* WRITTEN EXERCISE
Below this line are records; write out exactly the lines from the one containing "Clone this chart in matplotlib." through the one containing "1-491/569, (811-93)/847, (491-40)/569])", with the pictures left out.
* begin SUPPLIED MATERIAL *
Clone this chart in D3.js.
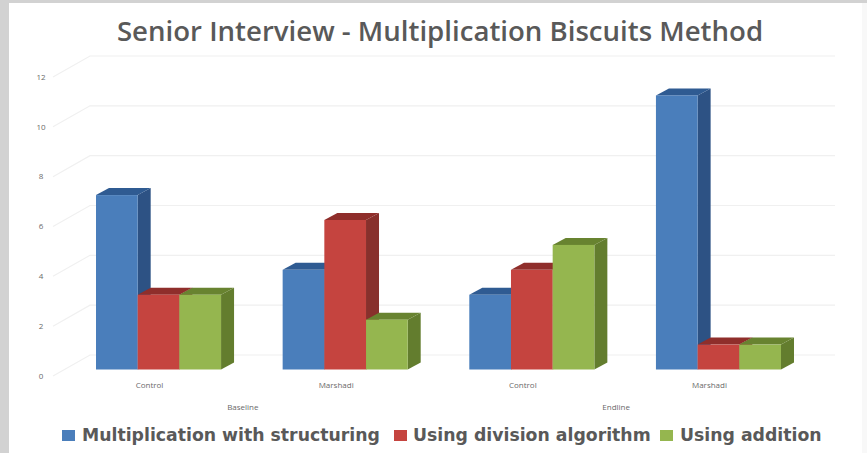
<!DOCTYPE html>
<html>
<head>
<meta charset="utf-8">
<script src="https://cdn.jsdelivr.net/npm/d3@7"></script>
<style>
  html, body { margin: 0; padding: 0; background: #fff; }
  svg { display: block; }
</style>
</head>
<body>
<svg id="chart" width="867" height="453"></svg>
<script>
const titleText = "Senior Interview - Multiplication Biscuits Method";
const periods = ["Baseline", "Endline"];
const groups = ["Control", "Marshadi", "Control", "Marshadi"];
const seriesNames = ["Multiplication with structuring", "Using division algorithm", "Using addition"];
const structuring = [7, 4, 3, 11];
const division = [3, 6, 4, 1];
const addition = [3, 2, 5, 1];
const yTicks = [0, 2, 4, 6, 8, 10, 12];

const frontColors = ["#4a7ebb", "#c5443f", "#95b64f"];
const topColors = ["#2f5b92", "#8f2e2b", "#688330"];
const sideColors = ["#2d5284", "#88302c", "#637d2e"];

const svg = d3.select("#chart");

// Page frame around the white panel: grey on the left and top, barely visible on the right
svg.append("rect").attr("width", 867).attr("height", 453).attr("fill", "#f8f8f8");
svg.append("rect").attr("width", 9).attr("height", 453).attr("fill", "#d2d2d2");
svg.append("rect").attr("width", 867).attr("height", 3).attr("fill", "#d2d2d2");
svg.append("rect").attr("x", 9).attr("y", 3).attr("width", 853).attr("height", 450).attr("fill", "#fff");

// Projection of the 3-D box: wall is offset from the tick edge, bars sit mid-depth
const y = d3.scaleLinear().domain([0, 12]).range([369.5, 70.5]);
const wallShift = { x: 37, y: -21 };
const barDepth = { x: 13, y: -7 };
const tickEdgeX = 53;
const wallRight = 835;
const tickY = v => y(v) + 6.5;

const xGroup = d3.scaleBand().domain(d3.range(groups.length)).range([96, 781]).paddingInner(0.33).paddingOuter(0);
const xBar = d3.scaleBand().domain(d3.range(seriesNames.length)).range([0, xGroup.bandwidth()]);

// Gridlines on the side and back walls
const grid = svg.append("g").attr("fill", "none").attr("stroke", "#f0f0f0").attr("stroke-width", 1.2);
grid.selectAll("path").data(yTicks).join("path")
  .attr("d", v => {
    const p = d3.path();
    p.moveTo(tickEdgeX, tickY(v));
    p.lineTo(tickEdgeX + wallShift.x, tickY(v) + wallShift.y);
    p.lineTo(wallRight, tickY(v) + wallShift.y);
    return p.toString();
  });

// Value labels
svg.append("g").selectAll("text").data(yTicks).join("text")
  .attr("x", 41).attr("y", v => tickY(v))
  .attr("dy", "0.35em").attr("text-anchor", "middle")
  .attr("font-family", "'Open Sans', sans-serif").attr("font-size", 8).attr("fill", "#6a6a6a")
  .text(d => d);

// Bars, painted left to right so each box overlaps the previous side face
const rows = groups.map((g, i) => [structuring[i], division[i], addition[i]]);
const barsLayer = svg.append("g");
rows.forEach((vals, gi) => {
  vals.forEach((v, si) => {
    const x0 = xGroup(gi) + xBar(si);
    const x1 = x0 + xBar.bandwidth();
    const y0 = y(0), yv = y(v);
    const g = barsLayer.append("g");
    g.append("path").attr("fill", sideColors[si]).attr("d",
      `M${x1},${y0}L${x1 + barDepth.x},${y0 + barDepth.y}L${x1 + barDepth.x},${yv + barDepth.y}L${x1},${yv}Z`);
    g.append("path").attr("fill", topColors[si]).attr("d",
      `M${x0},${yv}L${x0 + barDepth.x},${yv + barDepth.y}L${x1 + barDepth.x},${yv + barDepth.y}L${x1},${yv}Z`);
    g.append("rect").attr("x", x0).attr("y", yv).attr("width", x1 - x0).attr("height", y0 - yv).attr("fill", frontColors[si]);
  });
});

// Category labels and the period level below them
svg.append("g").selectAll("text").data(groups).join("text")
  .attr("x", (d, i) => xGroup(i) + xGroup.bandwidth() / 2 - 9)
  .attr("y", 388).attr("text-anchor", "middle")
  .attr("font-family", "'Open Sans', sans-serif").attr("font-size", 8).attr("fill", "#6a6a6a")
  .text(d => d);
svg.append("g").selectAll("text").data(periods).join("text")
  .attr("x", (d, i) => (xGroup(i * 2) + xGroup(i * 2 + 1) + xGroup.bandwidth()) / 2 - 9)
  .attr("y", 410).attr("text-anchor", "middle")
  .attr("font-family", "'Open Sans', sans-serif").attr("font-size", 8).attr("fill", "#6a6a6a")
  .text(d => d);

// Title
svg.append("text").attr("x", 440).attr("y", 41).attr("text-anchor", "middle")
  .attr("font-family", "'Open Sans', sans-serif").attr("font-weight", 600).attr("font-size", 27.6)
  .attr("fill", "#595959").text(titleText);

// Legend
const legendSwatchX = [62, 394, 660];
const legendTextX = [82, 413, 680];
const legend = svg.append("g");
seriesNames.forEach((name, i) => {
  legend.append("rect").attr("x", legendSwatchX[i]).attr("y", 430).attr("width", 13).attr("height", 11).attr("fill", frontColors[i]);
  legend.append("text").attr("x", legendTextX[i]).attr("y", 441)
    .attr("font-family", "'DejaVu Sans', sans-serif").attr("font-weight", "bold").attr("font-size", 17.3)
    .attr("fill", "#595959").text(name);
});
</script>
</body>
</html>
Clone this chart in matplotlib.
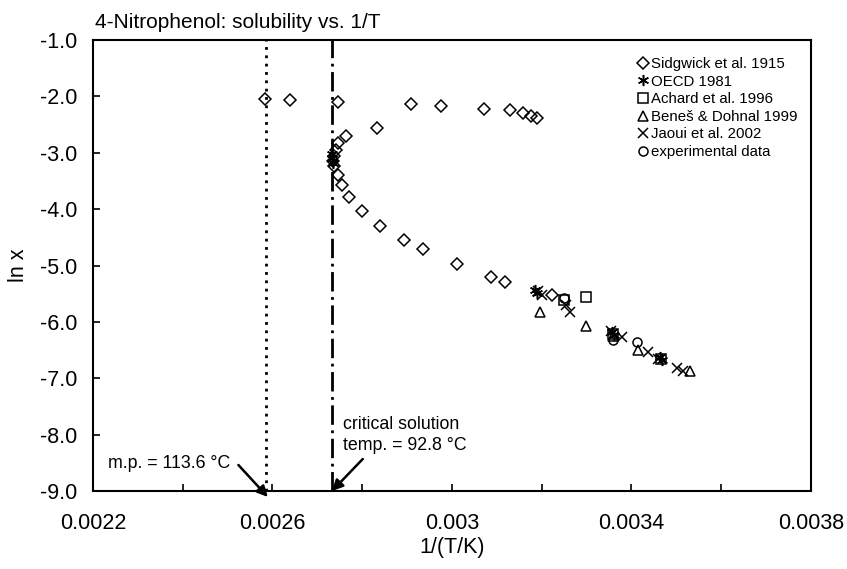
import matplotlib
matplotlib.use("Agg")
import matplotlib.pyplot as plt
from matplotlib.ticker import FixedLocator, FuncFormatter, MultipleLocator

plt.rcParams['font.family'] = ['Liberation Sans', 'DejaVu Sans']

# Sidgwick et al. 1915
sid_x = [0.002584, 0.002640, 0.002745, 0.002909, 0.002975, 0.003071, 0.003129, 0.003159, 0.003176, 0.003190,
         0.002833, 0.002763, 0.002745, 0.002741, 0.002736, 0.002734, 0.002736, 0.002745, 0.002754, 0.002771,
         0.002800, 0.002840, 0.002894, 0.002935, 0.003011, 0.003086, 0.003119, 0.003223]
sid_y = [-2.05, -2.06, -2.10, -2.13, -2.17, -2.22, -2.25, -2.29, -2.34, -2.39,
         -2.56, -2.71, -2.83, -2.95, -3.06, -3.14, -3.24, -3.40, -3.58, -3.79,
         -4.03, -4.30, -4.55, -4.71, -4.98, -5.21, -5.29, -5.53]
# OECD 1981
oecd_x = [0.002732, 0.002733, 0.002734, 0.003186, 0.003190, 0.003356, 0.003360, 0.003464, 0.003468]
oecd_y = [-3.02, -3.10, -3.18, -5.44, -5.48, -6.18, -6.24, -6.62, -6.67]
# Achard et al. 1996
ach_x = [0.003250, 0.003298, 0.003358, 0.003466]
ach_y = [-5.62, -5.55, -6.22, -6.66]
# Beneš & Dohnal 1999
ben_x = [0.003195, 0.003299, 0.003358, 0.003415, 0.003530]
ben_y = [-5.82, -6.07, -6.25, -6.50, -6.88]
# Jaoui et al. 2002
jao_x = [0.003192, 0.003200, 0.003255, 0.003264, 0.003354, 0.003378, 0.003437, 0.003460, 0.003501, 0.003515]
jao_y = [-5.45, -5.52, -5.70, -5.82, -6.17, -6.26, -6.53, -6.65, -6.81, -6.88]
# experimental data
exp_x = [0.003249, 0.003358, 0.003413]
exp_y = [-5.57, -6.33, -6.36]

x_ticks = [0.0022, 0.0026, 0.0030, 0.0034, 0.0038]
x_minor = [0.0024, 0.0028, 0.0032, 0.0036]
x_tick_labels = ['0.0022', '0.0026', '0.003', '0.0034', '0.0038']

mp_C = 113.6
crit_C = 92.8
mp_inv = 1.0 / (mp_C + 273.15)
crit_inv = 1.0 / (crit_C + 273.15)

fig = plt.figure(figsize=(8.47, 5.69), dpi=100)
ax = fig.add_axes([93/847, 1-491/569, (811-93)/847, (491-40)/569])

ms = 6.5
kw = dict(linestyle='none', color='black', markerfacecolor='none', markeredgewidth=1.1)
ax.plot(sid_x, sid_y, marker='D', markersize=ms, label='Sidgwick et al. 1915', **kw)
ax.plot(oecd_x, oecd_y, marker=(6, 2, 0), markersize=8, label='OECD 1981', **kw)
ax.plot(ach_x, ach_y, marker='s', markersize=ms, label='Achard et al. 1996', **kw)
ax.plot(ben_x, ben_y, marker='^', markersize=ms, label='Beneš & Dohnal 1999', **kw)
ax.plot(jao_x, jao_y, marker='x', markersize=ms, label='Jaoui et al. 2002', **kw)
ax.plot(exp_x, exp_y, marker='o', markersize=ms, label='experimental data', **kw)

ax.axvline(mp_inv, color='black', linestyle=(0, (1, 2)), linewidth=2)
ax.axvline(crit_inv, color='black', linestyle=(0, (7, 2, 1, 2)), linewidth=2)

ax.set_xlim(0.0022, 0.0038)
ax.set_ylim(-9.0, -1.0)
ax.xaxis.set_major_locator(FixedLocator(x_ticks))
ax.xaxis.set_minor_locator(FixedLocator(x_minor))
ax.set_xticklabels(x_tick_labels)
ax.yaxis.set_major_locator(MultipleLocator(1.0))
ax.yaxis.set_major_formatter(FuncFormatter(lambda v, p: '%.1f' % v))
ax.tick_params(axis='both', which='both', direction='in', length=5, width=1.2, labelsize=15.5)
ax.tick_params(axis='x', which='both', pad=16)
ax.tick_params(axis='y', which='both', pad=11)
for s in ax.spines.values():
    s.set_linewidth(1.5)

ax.set_xlabel('1/(T/K)', fontsize=15.5)
ax.xaxis.set_label_coords(0.5, -(537-491)/451)
fig.text(18/847, 1-265/569, 'ln x', fontsize=15.5, rotation=90, ha='center', va='center')
fig.text(95/847, 1-22/569, '4-Nitrophenol: solubility vs. 1/T', fontsize=15, ha='left', va='center')

def px2x(px):
    return 0.0022 + (px - 93) / 447500.0

def px2y(py):
    return -1.0 - (py - 40) / 56.375

arrow = dict(arrowstyle='-|>', color='black', lw=1.8, mutation_scale=16, shrinkA=0, shrinkB=0)
ax.annotate('', xy=(mp_inv + 0.000004, px2y(497)), xytext=(px2x(238), px2y(465)),
            arrowprops=arrow, annotation_clip=False)
ax.annotate('', xy=(crit_inv, -9.0), xytext=(px2x(362), px2y(459)),
            arrowprops=arrow, annotation_clip=False)
ax.text(px2x(108), px2y(463), 'm.p. = 113.6 °C', fontsize=12.8, ha='left', va='center')
ax.text(px2x(342), px2y(435), 'critical solution\ntemp. = 92.8 °C', fontsize=12.8,
        ha='left', va='center', linespacing=1.35)

ax.legend(loc='upper left', bbox_to_anchor=((635-93)/718, 1-(57-40)/451), frameon=False,
          fontsize=10.8, handletextpad=0.05, handlelength=1.0, labelspacing=0.24,
          borderaxespad=0, borderpad=0)

fig.savefig('out.png', dpi=100)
* end SUPPLIED MATERIAL *
* FINAL ANSWER
Clone this chart in matplotlib.
import matplotlib
matplotlib.use("Agg")
import matplotlib.pyplot as plt
from matplotlib.ticker import FixedLocator, FuncFormatter, MultipleLocator

plt.rcParams['font.family'] = ['Liberation Sans', 'DejaVu Sans']

# Sidgwick et al. 1915
sid_x = [0.002584, 0.002640, 0.002745, 0.002909, 0.002975, 0.003071, 0.003129, 0.003159, 0.003176, 0.003190,
         0.002833, 0.002763, 0.002745, 0.002741, 0.002736, 0.002734, 0.002736, 0.002745, 0.002754, 0.002771,
         0.002800, 0.002840, 0.002894, 0.002935, 0.003011, 0.003086, 0.003119, 0.003223]
sid_y = [-2.05, -2.06, -2.10, -2.13, -2.17, -2.22, -2.25, -2.29, -2.34, -2.39,
         -2.56, -2.71, -2.83, -2.95, -3.06, -3.14, -3.24, -3.40, -3.58, -3.79,
         -4.03, -4.30, -4.55, -4.71, -4.98, -5.21, -5.29, -5.53]
# OECD 1981
oecd_x = [0.002732, 0.002733, 0.002734, 0.003186, 0.003190, 0.003356, 0.003360, 0.003464, 0.003468]
oecd_y = [-3.02, -3.10, -3.18, -5.44, -5.48, -6.18, -6.24, -6.62, -6.67]
# Achard et al. 1996
ach_x = [0.003250, 0.003298, 0.003358, 0.003466]
ach_y = [-5.62, -5.55, -6.22, -6.66]
# Beneš & Dohnal 1999
ben_x = [0.003195, 0.003299, 0.003358, 0.003415, 0.003530]
ben_y = [-5.82, -6.07, -6.25, -6.50, -6.88]
# Jaoui et al. 2002
jao_x = [0.003192, 0.003200, 0.003255, 0.003264, 0.003354, 0.003378, 0.003437, 0.003460, 0.003501, 0.003515]
jao_y = [-5.45, -5.52, -5.70, -5.82, -6.17, -6.26, -6.53, -6.65, -6.81, -6.88]
# experimental data
exp_x = [0.003249, 0.003358, 0.003413]
exp_y = [-5.57, -6.33, -6.36]

x_ticks = [0.0022, 0.0026, 0.0030, 0.0034, 0.0038]
x_minor = [0.0024, 0.0028, 0.0032, 0.0036]
x_tick_labels = ['0.0022', '0.0026', '0.003', '0.0034', '0.0038']

mp_C = 113.6
crit_C = 92.8
mp_inv = 1.0 / (mp_C + 273.15)
crit_inv = 1.0 / (crit_C + 273.15)

fig = plt.figure(figsize=(8.47, 5.69), dpi=100)
ax = fig.add_axes([93/847, 1-491/569, (811-93)/847, (491-40)/569])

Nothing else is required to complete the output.